* **WHAT TO PRODUCE**: Copy each line that has the string "with" somewhere in it.

═════ ITEMS ═════

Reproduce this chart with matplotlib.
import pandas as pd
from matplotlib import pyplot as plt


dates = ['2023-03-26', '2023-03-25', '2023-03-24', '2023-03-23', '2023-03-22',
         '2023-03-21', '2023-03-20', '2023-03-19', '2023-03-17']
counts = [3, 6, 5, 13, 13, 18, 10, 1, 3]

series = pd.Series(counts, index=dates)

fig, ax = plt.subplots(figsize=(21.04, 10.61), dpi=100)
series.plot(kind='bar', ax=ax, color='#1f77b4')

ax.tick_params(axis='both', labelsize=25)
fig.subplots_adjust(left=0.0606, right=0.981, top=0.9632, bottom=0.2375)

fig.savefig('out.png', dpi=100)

═════
═════ ITEMS ═════

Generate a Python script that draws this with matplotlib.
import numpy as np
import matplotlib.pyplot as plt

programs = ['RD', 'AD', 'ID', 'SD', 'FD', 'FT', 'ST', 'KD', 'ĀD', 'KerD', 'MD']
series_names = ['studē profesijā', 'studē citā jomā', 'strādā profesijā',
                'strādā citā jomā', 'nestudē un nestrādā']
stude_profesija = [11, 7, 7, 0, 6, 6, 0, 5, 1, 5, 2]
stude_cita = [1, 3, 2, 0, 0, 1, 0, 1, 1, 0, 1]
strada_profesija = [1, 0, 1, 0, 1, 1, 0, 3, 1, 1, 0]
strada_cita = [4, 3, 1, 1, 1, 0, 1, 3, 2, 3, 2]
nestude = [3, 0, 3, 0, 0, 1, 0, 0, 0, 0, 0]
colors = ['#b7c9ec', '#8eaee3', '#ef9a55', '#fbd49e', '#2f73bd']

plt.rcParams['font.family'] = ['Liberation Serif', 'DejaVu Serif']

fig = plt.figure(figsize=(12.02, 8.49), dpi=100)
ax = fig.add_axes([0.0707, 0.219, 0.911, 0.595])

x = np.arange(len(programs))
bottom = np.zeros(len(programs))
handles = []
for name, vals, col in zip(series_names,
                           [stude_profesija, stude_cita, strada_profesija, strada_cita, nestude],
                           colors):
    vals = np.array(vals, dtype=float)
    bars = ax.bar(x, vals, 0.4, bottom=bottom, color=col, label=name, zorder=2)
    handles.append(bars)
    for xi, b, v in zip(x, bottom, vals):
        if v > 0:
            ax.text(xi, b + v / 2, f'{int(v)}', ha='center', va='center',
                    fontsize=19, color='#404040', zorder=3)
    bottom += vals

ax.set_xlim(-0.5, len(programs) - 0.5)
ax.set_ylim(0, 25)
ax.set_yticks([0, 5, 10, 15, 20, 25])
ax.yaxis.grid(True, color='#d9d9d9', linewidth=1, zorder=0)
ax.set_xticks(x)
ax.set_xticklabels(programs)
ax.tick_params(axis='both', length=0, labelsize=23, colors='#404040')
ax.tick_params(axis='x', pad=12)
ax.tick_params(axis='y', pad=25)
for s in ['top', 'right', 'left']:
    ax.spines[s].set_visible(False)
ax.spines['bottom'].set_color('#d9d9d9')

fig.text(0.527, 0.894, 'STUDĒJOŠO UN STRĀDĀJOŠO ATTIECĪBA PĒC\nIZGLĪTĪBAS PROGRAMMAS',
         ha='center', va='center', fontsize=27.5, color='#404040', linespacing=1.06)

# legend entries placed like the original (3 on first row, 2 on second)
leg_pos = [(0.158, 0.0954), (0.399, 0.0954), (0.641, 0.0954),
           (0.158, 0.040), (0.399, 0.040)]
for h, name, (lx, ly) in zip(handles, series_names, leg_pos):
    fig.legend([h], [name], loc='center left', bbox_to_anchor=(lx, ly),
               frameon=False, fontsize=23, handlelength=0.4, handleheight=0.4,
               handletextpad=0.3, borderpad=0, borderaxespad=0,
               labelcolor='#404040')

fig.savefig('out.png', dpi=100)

═════

* **WORKED ANSWER**:
Reproduce this chart with matplotlib.
Generate a Python script that draws this with matplotlib.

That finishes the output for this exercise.